Горькая радость самопознания через конфликты с другими не только тема для художественной литературы — этот процесс может пролить свет на природу наших эмоций и содержание сознания. Если бы джинн из бутылки предложил нам выбор между принадлежностью к виду, способному достичь идеального равенства и солидарности, и принадлежностью к виду вроде нашего, для которого самая большая ценность — отношения с родителями, детьми, братьями и сестрами, нетрудно догадаться, что бы мы выбрали. Близкие родственники занимают у нас особое место в сердце именно потому, что место для других человеческих существ по определению уже не такое особенное, и мы видим, что многие из социальных несправедливостей вытекают из этого обстоятельства. Социальные трения тоже продукт нашей особости и нашего стремления к счастью. Мы можем завидовать гармонии, царящей в колонии муравьев, но когда муравей Антц жалуется своему психоаналитику, что чувствует себя незаметным, тот отвечает: «Это большое достижение для тебя, Антц. Ты и есть незаметный».
Дональд Саймонс утверждал: за то, что мы вообще испытываем какие-то чувства к другим людям, нужно сказать спасибо генетическому конфликту88. Сознание — это проявление нейронных процессов обработки данных, необходимых, чтобы придумать, как получить все те редкие и непредсказуемые вещи, в которых мы нуждаемся. Мы чувствуем голод, смакуем пищу, наслаждаясь бесчисленными восхитительными вкусами, потому что еду на протяжении большей части нашей эволюционной истории было трудно добыть. В обычном состоянии мы не испытываем желания дышать или удовольствия от дыхания, не ощущаем прелести кислорода (хотя для нашего выживания он критически важен), потому что кислород всегда был в достатке. Мы просто дышим.
То же самое может быть верно для конфликтов с родственниками, партнерами и друзьями. Я уже упоминал, что, если бы мужчина и женщина в паре гарантированно соблюдали верность, отдавали друг другу предпочтение перед всеми родственниками и умирали в один день, их генетические интересы были бы идентичны и вложены в общих детей. Представьте себе вид, в котором каждая пара всю жизнь живет в изоляции на отдельном острове, а выросшие дети покидают их, чтобы никогда не вернуться. Так как генетические интересы в подобной паре были бы идентичны, на первый взгляд кажется, что эволюция должна одарить их блаженством идеальной сексуальной, романтической и партнерской любви.
Но Саймонс убежден, что ничего подобного бы не случилось. Отношения между партнерами превратились бы в нечто вроде отношений между клетками одного тела, чьи генетические интересы полностью совпадают. Клетки сердца или легких не обязаны влюбляться друг в друга, чтобы сосуществовать в идеальной гармонии.
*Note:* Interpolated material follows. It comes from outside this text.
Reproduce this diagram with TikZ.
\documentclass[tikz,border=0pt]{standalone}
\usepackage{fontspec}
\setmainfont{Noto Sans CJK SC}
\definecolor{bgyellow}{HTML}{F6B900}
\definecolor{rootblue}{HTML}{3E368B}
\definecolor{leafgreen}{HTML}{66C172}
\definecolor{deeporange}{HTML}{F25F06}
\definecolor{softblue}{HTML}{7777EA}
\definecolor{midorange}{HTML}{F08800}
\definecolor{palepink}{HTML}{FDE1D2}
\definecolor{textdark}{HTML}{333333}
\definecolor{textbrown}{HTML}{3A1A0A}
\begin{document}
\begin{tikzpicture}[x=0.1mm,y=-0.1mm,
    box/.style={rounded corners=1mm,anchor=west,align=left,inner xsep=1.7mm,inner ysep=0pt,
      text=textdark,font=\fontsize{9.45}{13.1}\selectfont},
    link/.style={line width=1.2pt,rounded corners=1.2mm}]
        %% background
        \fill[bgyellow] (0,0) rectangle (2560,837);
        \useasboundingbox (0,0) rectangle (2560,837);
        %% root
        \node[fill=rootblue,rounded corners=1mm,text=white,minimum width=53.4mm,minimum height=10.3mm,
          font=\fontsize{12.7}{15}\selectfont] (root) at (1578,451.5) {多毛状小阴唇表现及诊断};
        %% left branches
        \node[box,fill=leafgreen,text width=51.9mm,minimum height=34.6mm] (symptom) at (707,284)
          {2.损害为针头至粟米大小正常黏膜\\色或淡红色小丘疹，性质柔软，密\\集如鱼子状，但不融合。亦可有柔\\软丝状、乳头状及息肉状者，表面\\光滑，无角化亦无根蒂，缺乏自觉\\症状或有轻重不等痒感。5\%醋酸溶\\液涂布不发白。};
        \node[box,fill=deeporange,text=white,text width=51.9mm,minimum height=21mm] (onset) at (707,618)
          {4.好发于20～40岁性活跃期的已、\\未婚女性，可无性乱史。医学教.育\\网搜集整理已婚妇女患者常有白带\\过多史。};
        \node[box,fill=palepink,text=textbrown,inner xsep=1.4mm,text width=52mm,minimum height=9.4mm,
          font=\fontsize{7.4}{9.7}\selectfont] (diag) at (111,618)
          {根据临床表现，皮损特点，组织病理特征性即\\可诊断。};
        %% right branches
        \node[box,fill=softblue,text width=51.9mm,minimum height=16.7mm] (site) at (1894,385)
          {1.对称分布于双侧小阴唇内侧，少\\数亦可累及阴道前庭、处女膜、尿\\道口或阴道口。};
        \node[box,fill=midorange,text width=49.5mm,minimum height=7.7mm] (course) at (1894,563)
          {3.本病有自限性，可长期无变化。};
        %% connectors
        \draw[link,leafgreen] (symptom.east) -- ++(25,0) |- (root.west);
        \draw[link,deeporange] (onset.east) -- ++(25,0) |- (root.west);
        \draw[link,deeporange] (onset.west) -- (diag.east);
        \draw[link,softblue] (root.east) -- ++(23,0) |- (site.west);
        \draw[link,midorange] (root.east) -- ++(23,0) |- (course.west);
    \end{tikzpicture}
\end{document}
Пары у подобного вида занимались бы сексом только с целью размножения (зачем терять энергию?), и секс приносил бы им не больше удовольствия, чем все остальные репродуктивные физиологические процессы, такие как высвобождение гормонов или формирование гамет:
Не было бы никакой влюбленности, потому что не было бы никаких других вероятных партнеров, доступных для выбора, и влюбленность была бы совершенно лишней. Вы бы буквально любили партнера как самого себя, но вот в чем дело: на самом деле вы не любите самого себя, разве что метафорически; вы — это вы. Вдвоем вы были бы, с точки зрения эволюции, одна плоть, и ваши отношения управлялись бы простой физиологией… вы могли бы почувствовать боль, если бы увидели, что ваш партнер порезался, но все чувства к партнеру, которые делают отношения такими прекрасными, если все идет как надо (и такими болезненными, если нет), никогда бы не возникли. Даже если бы вид обладал такими чувствами до того, как выбрал подобный образ жизни, они были бы отбракованы эволюцией точно так же, как глаза рыбы, живущей в непроницаемом мраке пещеры, потому что цена их была бы высока, а никакой пользы они бы не приносили89.
То же самое касается и наших чувств к семье и друзьям: для нас богатство и интенсивность испытываемых эмоций — доказательство ценности и хрупкости этих связей в нашей жизни. Короче говоря, без возможности страдания все, что у нас было бы, не гармония и счастье, а, скорее всего, отсутствие сознания вообще.
Глава 15. Лицемерное животное
Одна из глубочайших причин страха перед биологическим толкованием разума — то, что оно приведет к нравственному нигилизму. Если мы не созданы Богом для высшей цели, говорят критики правого толка, или если мы продукт эгоистичных генов, говорят критики левого толка, что же помешает нам стать аморальными эгоистами, каждый из которых заботится только о себе? Не должны ли мы тогда считать себя продажными корыстолюбцами, от которых не стоит ожидать заботы о тех, кому повезло меньше? И обе стороны приводят в пример нацизм как следствие взятых на вооружение биологических теорий человеческой природы.